Viewing infrastructure layer (layer 3 or 4) event details in Shield Advanced
You can see details about an infrastructure layer event's detection, mitigation, and top contributors in the bottom section of the console page for the event. This section can include a mix of legitimate and potentially unwanted traffic, and may represent both traffic that was passed to your protected resource and traffic that was blocked by Shield mitigations.
Detection and mitigation
For an infrastructure layer (layer 3 or 4) event, the Detection and mitigation tab shows detection metrics that are based on sampled network flows and mitigation metrics that are based on traffic observed by the mitigation systems. Mitigation metrics are a more precise measurement of the traffic into your resource.
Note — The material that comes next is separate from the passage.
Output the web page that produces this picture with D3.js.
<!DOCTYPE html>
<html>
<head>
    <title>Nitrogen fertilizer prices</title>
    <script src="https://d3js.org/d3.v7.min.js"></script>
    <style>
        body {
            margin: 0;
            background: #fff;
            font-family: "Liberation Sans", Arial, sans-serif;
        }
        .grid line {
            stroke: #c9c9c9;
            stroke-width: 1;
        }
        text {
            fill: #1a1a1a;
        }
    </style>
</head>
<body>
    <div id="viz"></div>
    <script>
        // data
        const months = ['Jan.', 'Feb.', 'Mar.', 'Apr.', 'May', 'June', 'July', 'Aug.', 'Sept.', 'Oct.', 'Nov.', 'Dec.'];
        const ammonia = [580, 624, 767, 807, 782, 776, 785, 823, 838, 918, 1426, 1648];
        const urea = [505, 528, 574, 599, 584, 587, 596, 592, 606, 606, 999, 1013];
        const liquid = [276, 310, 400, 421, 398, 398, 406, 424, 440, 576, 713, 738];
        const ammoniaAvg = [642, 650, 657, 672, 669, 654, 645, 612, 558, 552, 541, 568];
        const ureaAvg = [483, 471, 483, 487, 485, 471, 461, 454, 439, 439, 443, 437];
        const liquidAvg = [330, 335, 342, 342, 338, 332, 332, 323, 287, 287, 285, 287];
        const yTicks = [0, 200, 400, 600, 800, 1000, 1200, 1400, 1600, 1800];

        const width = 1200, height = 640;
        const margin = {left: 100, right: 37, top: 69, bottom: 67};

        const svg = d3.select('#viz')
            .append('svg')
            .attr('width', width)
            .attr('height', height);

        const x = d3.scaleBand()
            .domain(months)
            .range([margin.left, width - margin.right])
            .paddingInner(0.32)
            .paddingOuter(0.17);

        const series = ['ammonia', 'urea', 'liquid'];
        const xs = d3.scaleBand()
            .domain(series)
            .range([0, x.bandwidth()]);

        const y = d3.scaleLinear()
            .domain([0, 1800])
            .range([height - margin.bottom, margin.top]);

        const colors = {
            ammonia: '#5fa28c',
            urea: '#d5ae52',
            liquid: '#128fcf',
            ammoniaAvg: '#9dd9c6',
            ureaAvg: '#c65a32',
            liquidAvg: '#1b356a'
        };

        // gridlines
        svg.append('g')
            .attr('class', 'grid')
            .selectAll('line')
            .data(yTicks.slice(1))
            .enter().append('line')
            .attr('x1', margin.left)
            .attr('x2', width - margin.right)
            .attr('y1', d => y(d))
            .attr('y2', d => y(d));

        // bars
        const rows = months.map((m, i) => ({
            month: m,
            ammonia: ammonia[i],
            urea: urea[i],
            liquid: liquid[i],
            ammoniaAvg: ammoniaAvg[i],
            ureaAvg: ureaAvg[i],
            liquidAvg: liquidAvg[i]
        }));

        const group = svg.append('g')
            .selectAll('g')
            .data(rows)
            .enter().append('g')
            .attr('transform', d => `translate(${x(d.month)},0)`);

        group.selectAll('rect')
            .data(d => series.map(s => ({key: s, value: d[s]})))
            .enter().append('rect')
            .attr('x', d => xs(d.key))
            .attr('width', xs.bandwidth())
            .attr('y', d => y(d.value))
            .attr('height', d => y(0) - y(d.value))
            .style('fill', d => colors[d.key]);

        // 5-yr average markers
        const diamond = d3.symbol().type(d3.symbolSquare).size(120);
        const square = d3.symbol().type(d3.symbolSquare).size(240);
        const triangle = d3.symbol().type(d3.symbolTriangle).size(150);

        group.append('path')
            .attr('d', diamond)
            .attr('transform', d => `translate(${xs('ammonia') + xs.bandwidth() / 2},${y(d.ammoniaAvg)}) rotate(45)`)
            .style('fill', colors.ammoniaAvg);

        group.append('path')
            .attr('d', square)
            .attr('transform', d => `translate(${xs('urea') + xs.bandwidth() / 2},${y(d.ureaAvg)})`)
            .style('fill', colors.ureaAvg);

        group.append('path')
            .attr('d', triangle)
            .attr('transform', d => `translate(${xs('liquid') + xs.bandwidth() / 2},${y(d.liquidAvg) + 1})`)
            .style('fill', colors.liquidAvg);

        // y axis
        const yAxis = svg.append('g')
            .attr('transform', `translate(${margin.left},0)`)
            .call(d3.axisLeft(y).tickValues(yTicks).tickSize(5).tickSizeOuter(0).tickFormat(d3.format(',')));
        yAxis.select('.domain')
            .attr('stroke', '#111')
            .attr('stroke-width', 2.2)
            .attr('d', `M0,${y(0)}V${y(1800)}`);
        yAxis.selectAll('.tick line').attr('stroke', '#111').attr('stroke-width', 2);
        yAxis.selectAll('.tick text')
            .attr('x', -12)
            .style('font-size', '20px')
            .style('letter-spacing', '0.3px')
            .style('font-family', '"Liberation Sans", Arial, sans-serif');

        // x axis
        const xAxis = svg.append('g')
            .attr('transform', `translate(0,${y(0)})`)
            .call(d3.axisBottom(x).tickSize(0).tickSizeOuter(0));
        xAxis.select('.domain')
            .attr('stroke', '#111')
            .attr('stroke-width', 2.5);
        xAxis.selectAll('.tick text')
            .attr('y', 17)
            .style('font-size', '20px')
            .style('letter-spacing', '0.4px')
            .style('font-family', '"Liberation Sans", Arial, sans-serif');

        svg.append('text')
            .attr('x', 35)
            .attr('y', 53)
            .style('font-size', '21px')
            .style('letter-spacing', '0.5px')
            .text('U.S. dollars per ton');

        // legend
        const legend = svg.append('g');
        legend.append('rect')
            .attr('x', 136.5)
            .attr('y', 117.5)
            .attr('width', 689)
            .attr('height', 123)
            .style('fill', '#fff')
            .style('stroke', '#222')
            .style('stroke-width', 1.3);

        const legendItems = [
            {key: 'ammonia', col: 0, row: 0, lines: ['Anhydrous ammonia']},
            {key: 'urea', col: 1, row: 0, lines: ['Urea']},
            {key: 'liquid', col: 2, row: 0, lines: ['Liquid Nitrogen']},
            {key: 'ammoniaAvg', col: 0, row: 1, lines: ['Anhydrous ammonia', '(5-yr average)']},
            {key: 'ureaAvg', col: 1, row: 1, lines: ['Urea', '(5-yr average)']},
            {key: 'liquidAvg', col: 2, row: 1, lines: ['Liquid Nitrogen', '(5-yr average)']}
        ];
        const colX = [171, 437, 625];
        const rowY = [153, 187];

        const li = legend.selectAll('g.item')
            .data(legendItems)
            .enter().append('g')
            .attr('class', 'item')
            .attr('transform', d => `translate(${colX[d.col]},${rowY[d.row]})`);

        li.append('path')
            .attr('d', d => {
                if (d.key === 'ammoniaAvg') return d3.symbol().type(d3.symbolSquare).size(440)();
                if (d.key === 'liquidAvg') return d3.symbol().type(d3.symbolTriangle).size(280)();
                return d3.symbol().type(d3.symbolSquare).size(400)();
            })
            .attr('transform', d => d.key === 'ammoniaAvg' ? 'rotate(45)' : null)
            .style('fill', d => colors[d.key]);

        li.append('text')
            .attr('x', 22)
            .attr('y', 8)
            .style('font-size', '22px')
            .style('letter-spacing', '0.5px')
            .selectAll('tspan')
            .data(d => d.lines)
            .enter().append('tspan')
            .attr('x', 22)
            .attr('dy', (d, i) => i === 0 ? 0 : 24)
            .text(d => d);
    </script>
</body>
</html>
Shield automatically creates a mitigation for the protected resource types Elastic IP (EIP), Classic Load Balancer (CLB), Application Load Balancer (ALB), and Amazon Global Accelerator standard accelerator. Mitigation metrics for EIP addresses and Amazon Global Accelerator standard accelerators indicate the number of passed and dropped packets.
The following screenshot shows an example Detection and mitigation tab for an infrastructure layer event.
Event traffic that subsides before Shield places a mitigation isn't represented in the mitigation metrics. This can result in a difference between the traffic shown in the detection graphs and the pass and drop metrics shown in the mitigation graphs.
Top contributors
The Top contributors tab for infrastructure layer events lists metrics for up to 100 top contributors on several traffic dimensions. The details include network layer properties for any dimension where at least five significant sources of traffic could be identified. Examples of sources of traffic are source IP and source ASN.
The following screenshot shows an example Top contributors tab for an infrastructure layer event.
Contributor metrics are based on sampled network flows for both legitimate and potentially unwanted traffic. Larger volume events and events where the traffic sources aren't highly distributed are more likely to have identifiable top contributors. A significantly distributed attack could have any number of sources, making it hard to identify top contributors to the attack. If Shield doesn't identify any significant contributors for a specific metric or category, it displays the data as unavailable.
In an infrastructure layer DDoS attack, traffic sources might be spoofed or reflected. A spoofed source is intentionally forged by the attacker. A reflected source is the real source of detected traffic, but it's not a willing participant in the attack. For example, an attacker might generate a large, amplified flood of traffic to a target by reflecting the attack off of services on the internet that are usually legitimate. In this case, the source information might be valid while it's not the actual source of the attack. These factors can limit the viability of mitigation techniques that block sources based on packet headers.